The appeal was brought by the petitioner who sought to annul a March 24, 2018 determination by the Chautauqua County Supreme Court (Joseph Gerace, J.H.O.) stating that its fiber optic installations were taxable.
On appeal, the petitioner conceded that under T-Mobile its fiber optic installations “are taxable as ‘lines’ under [RPTL § 102(12)(i)] despite the fact that they do not conduct electricity.” Because the petitioner failed to establish that its fiber optic installations are “primarily or exclusively used” for one of the exempt purposes in RPTL § 102 (12)(i)(A)-(D), the court in Level 3-Chautauqua County upheld the lower court’s decision that the petitioner’s installations did not fall within the exception for property used in the transmission of radio and television signals. The Fourth Department relied on its Level 3-Erie County decision in reaching this conclusion.

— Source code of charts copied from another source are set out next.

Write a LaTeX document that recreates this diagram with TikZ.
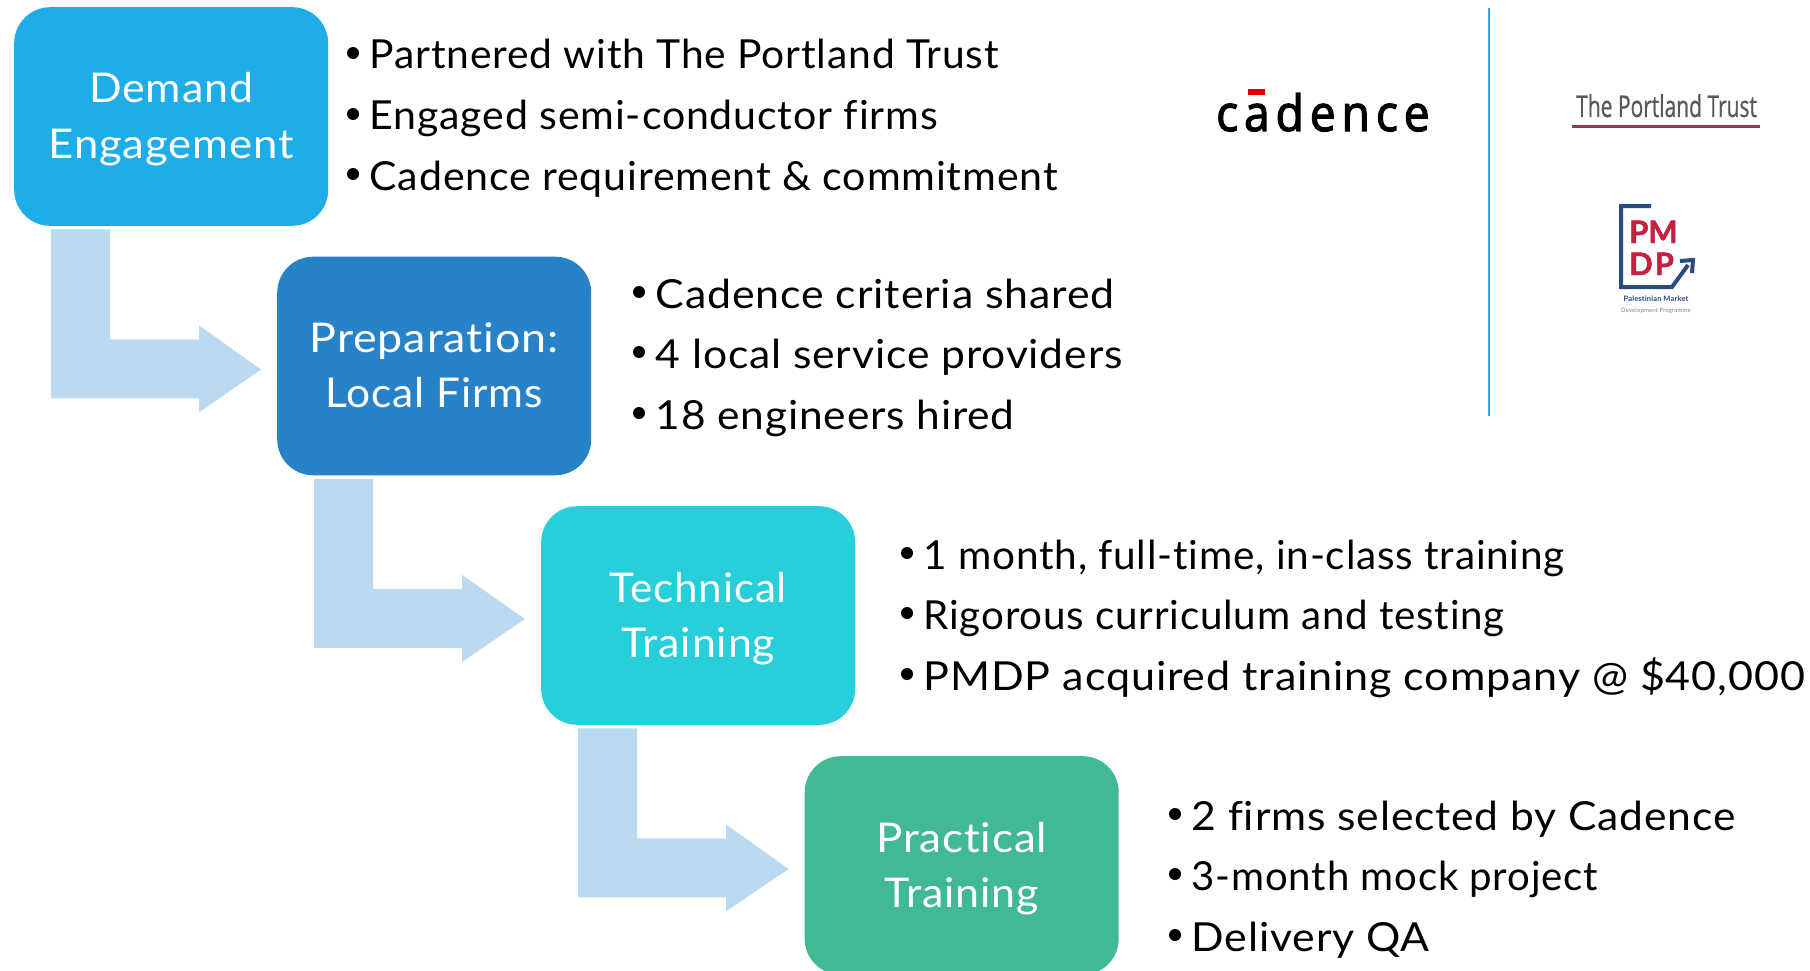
\documentclass[tikz,border=0pt]{standalone}
\usepackage{fontspec}
\usepackage{graphicx}
\setmainfont{Lato}[Ligatures=NoCommon,LetterSpace=2]
\newfontfamily\cadfont{Open Sans}[FakeBold=2.5,FakeStretch=0.92]
\newfontfamily\ptfont{Open Sans}[FakeStretch=0.70,FakeBold=0.6]
\newfontfamily\pmfont{Lato}[BoldFeatures={FakeBold=1.5}]
\usetikzlibrary{calc}
\definecolor{cA}{HTML}{1EADE6}
\definecolor{cB}{HTML}{2882C8}
\definecolor{cC}{HTML}{28CFDA}
\definecolor{cD}{HTML}{41B996}
\definecolor{cArrow}{HTML}{BBD9F1}
\definecolor{cRule}{HTML}{30A9E8}
\definecolor{cMaroon}{HTML}{8B3A55}
\definecolor{cNavy}{HTML}{2B4A7D}
\definecolor{cRed}{HTML}{C4203F}
\tikzset{
  stagebox/.style={rectangle,rounded corners=36pt,minimum width=314pt,minimum height=218.6pt,inner sep=0pt,anchor=north west},
  stagetext/.style={text=white,anchor=base,inner sep=0pt,font=\fontsize{41}{48}\selectfont},
  itemtext/.style={text=black,anchor=base west,inner sep=0pt,font=\fontsize{40}{47}\selectfont},
  bulletdot/.style={circle,fill=black,minimum size=12pt,inner sep=0pt},
  bent/.style={fill=cArrow,draw=none},
}
\newcommand{\bentarrow}[2]{%
  \fill[bent] ($(#1.south west)+(37,3.4)$) -- ($(#1.south west)+(96,3.4)$)
    -- ($(#1.south west)+(96,113.4)$) -- ($(#1.south west)+(185,113.4)$)
    -- ($(#1.south west)+(185,99.4)$) -- ($(#2.west)+(-16,3.5)$)
    -- ($(#1.south west)+(185,186.4)$) -- ($(#1.south west)+(185,172.4)$)
    -- ($(#1.south west)+(37,172.4)$) -- cycle;}
\newcommand{\itemline}[5]{% name, x of bullet, baseline y, width, text
  \node[bulletdot] (#1d) at (#2,#3-16) {};
  \node[itemtext] (#1) at (#2+16.5,#3) {\resizebox{#4pt}{\height}{#5}};}
\newcommand{\stagelabel}[5]{% name, box, offset, width, text
  \node[stagetext] (#1) at ($(#2.north)+(0,#3)$) {\resizebox{#4pt}{\height}{#5}};}
\begin{document}
\begin{tikzpicture}[x=1pt,y=-1pt]
\clip (0,0) rectangle (1810,971);
\fill[white] (0,0) rectangle (1810,971);
\node[stagebox,fill=cA] (b1) at (14,7) {};
\node[stagebox,fill=cB] (b2) at (277,256.5) {};
\node[stagebox,fill=cC] (b3) at (541,506) {};
\node[stagebox,fill=cD] (b4) at (804.5,756) {};
\bentarrow{b1}{b2}
\bentarrow{b2}{b3}
\bentarrow{b3}{b4}
\stagelabel{t1a}{b1}{96}{164}{Demand}
\stagelabel{t1b}{b1}{151}{245}{Engagement}
\stagelabel{t2a}{b2}{96}{249}{Preparation:}
\stagelabel{t2b}{b2}{151}{217}{Local Firms}
\stagelabel{t3a}{b3}{96}{177}{Technical}
\stagelabel{t3b}{b3}{151}{154}{Training}
\stagelabel{t4a}{b4}{96}{171}{Practical}
\stagelabel{t4b}{b4}{151}{154}{Training}
\itemline{i1}{353}{69}{629}{Partnered with The Portland Trust}
\itemline{i2}{353}{130}{568}{Engaged semi-conductor firms}
\itemline{i3}{353}{190}{688}{Cadence requirement \& commitment}
\itemline{j1}{639}{308}{459}{Cadence criteria shared}
\itemline{j2}{639}{368}{467}{4 local service providers}
\itemline{j3}{639}{429}{359}{18 engineers hired}
\itemline{k1}{907}{569}{641}{1 month, full-time, in-class training}
\itemline{k2}{907}{629}{581}{Rigorous curriculum and testing}
\itemline{k3}{907}{690}{881}{PMDP acquired training company @ \$40,000}
\itemline{l1}{1175}{830}{544}{2 firms selected by Cadence}
\itemline{l2}{1175}{890}{406}{3-month mock project}
\itemline{l3}{1175}{951}{238}{Delivery QA}
% divider
\draw[cRule,line width=2pt] (1489,8) -- (1489,416);
% cadence logo
\node[anchor=base west,inner sep=0pt,text=black,font=\cadfont\fontsize{50}{52}\selectfont] (cad) at (1216,131) {c\hspace{6pt}a\hspace{6pt}d\hspace{6pt}e\hspace{6pt}n\hspace{6pt}c\hspace{6pt}e};
\fill[red!90!black] (1248,89) rectangle (1265,95);
% Portland Trust logo
\node[anchor=base west,inner sep=0pt,text=black!65,font=\ptfont\fontsize{30}{34}\selectfont] (pt) at (1576,117) {The Portland Trust};
\draw[cMaroon,line width=3pt] (1572,127) -- (1760,127);
% PMDP logo
\draw[cNavy,line width=4pt] (1651,206) -- (1621,206) -- (1621,287) -- (1672,287) -- (1688,265);
\draw[cNavy,line width=4pt] (1680,261) -- (1693,260) -- (1692,273);
\node[anchor=base west,inner sep=0pt,text=cRed,font=\pmfont\bfseries\fontsize{31}{32}\selectfont] (pm) at (1629,243) {PM};
\node[anchor=base west,inner sep=0pt,text=cRed,font=\pmfont\bfseries\fontsize{31}{32}\selectfont] (dp) at (1629,275) {D\hspace{2pt}P};
\node[anchor=base,inner sep=0pt,text=cNavy,font=\bfseries\fontsize{7.5}{8}\selectfont] (pa) at (1656,301) {Palestinian Market};
\node[anchor=base,inner sep=0pt,text=black!50,font=\fontsize{6}{7}\selectfont] (pb) at (1656,312) {Development Programme};
\end{tikzpicture}
\end{document}
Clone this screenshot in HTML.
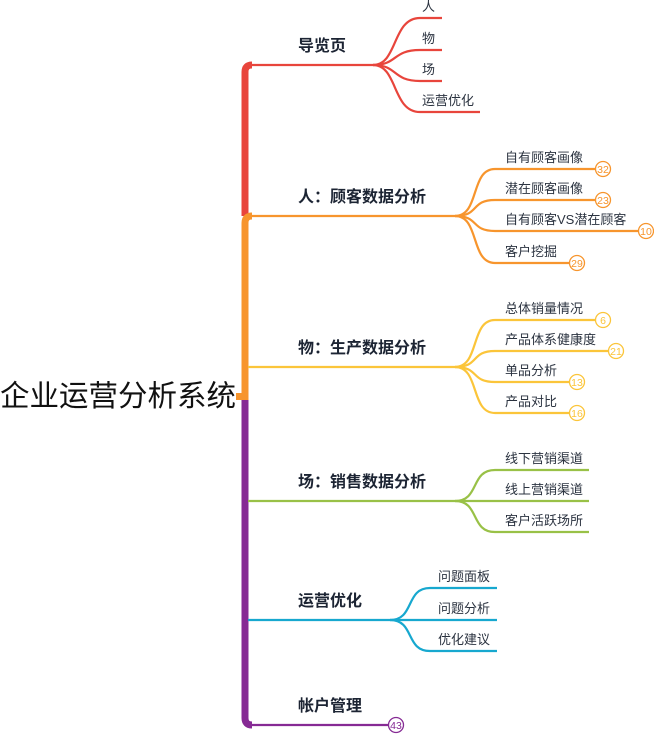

The Fourth Department’s two recent Level 3 rulings align the Fourth Department with the landmark T-Mobile ruling from the Court of Appeals. As explained in our prior alert, taxing jurisdictions that removed “outside plant” from their tax rolls should now put such installations back on the assessment rolls for future years. New York courts are affirming the legislature’s intention for RPTL § 102 (12)(i) to tax equipment used for telecommunications purposes. This is an important victory for municipalities and school districts as they will now be able to rely on these taxes from future budgets.